I therefore think that our pastoral care committees and our worship and ministry committees should:
- conduct such an inventory;
- inquire of such elders whether they feel a call to such ministry, and if they don’t or haven’t thought about it, to encourage them to do so;
- prepare for requests like this from the members—know who will respond; and,
- once this is in place, proactively
- ask members to share their spiritual lives,
- publicly and periodically provide and announce resources and other supports for the spiritual life, including programs on Quaker spirituality, various spiritual “technologies” (meditation techniques, Bible study guides, breathing exercises, etc.); and
- periodically advertise the service/ministry.
The goal would be to build the spiritual maturity of the members and of the meeting, so that enough of us are so deep into the life of the spirit that one might on occasion need the help of the community, and the community would recognize the call and be ready to answer.

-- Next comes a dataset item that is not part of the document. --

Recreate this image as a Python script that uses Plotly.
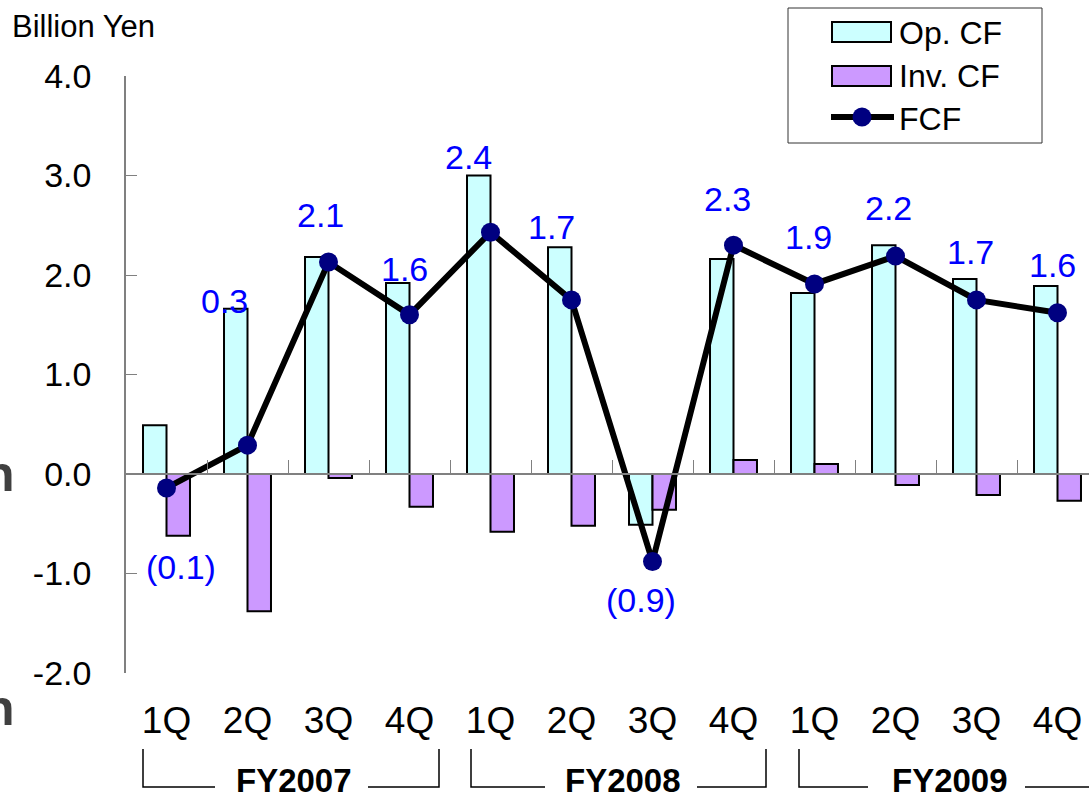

God bless you, Steve, for this posting! Yes, serious Friends need mature, loving elders with the gift of discernment, and not just in the form of an elders’ ambulance that shows up for 911 calls! I’m blessed to have such elders myself: a Church of the Brethren pastor who serves as my spiritual director (who calls me monthly), and also a Meeting-appointed Committee of Oversight and Spiritual Support, which meets monthly. True, I laid down self-will and asked to be guided only by Christ’s will some years ago, and I’ve heard His voice and otherwise experienced His guidance directly since then, many times, but life presents so many challenges! Like, Does living by the Gospel mean literally “giving to everyone who asks of me” (Matt 5:42, Luke 6:30)? Does living by the Gospel mean abstention from paying taxes, from serving on juries, from voting, from buying products of sweatshop labor, from calling the police? What about letting oneself be “mismated with unbelievers” (in the sense that yoking a draft horse with an ox is “mismating” them)? Does this forbid collaborating with “unbelieving” co-workers on… parenting a child? writing a scholarly article? working on a road-repair crew? sitting on a board of trustees? working at a telephone bank to get out the vote? sitting on a Quaker committee with a non-Theist Friend?
Thank you so much for this post.
I am a Friend who went outside of the Society to get trained as a spiritual director. Note: There is a difference between pastoral care and spiritual direction/companionship. Simply stated, the former helps people to address their needs and concerns as a result of a specific outward event, while the latter helps people with their spiritual needs more broadly.
While I have much to say on on this topic, I will make only a brief comment here. I believe the lack of awareness and resources that you have identified are fundamentally due to a systemic denial of the transforming power of God — a denial of Christ and the Spirit. This is very sad indeed, because it is our true inheritance and the bedrock of our tradition.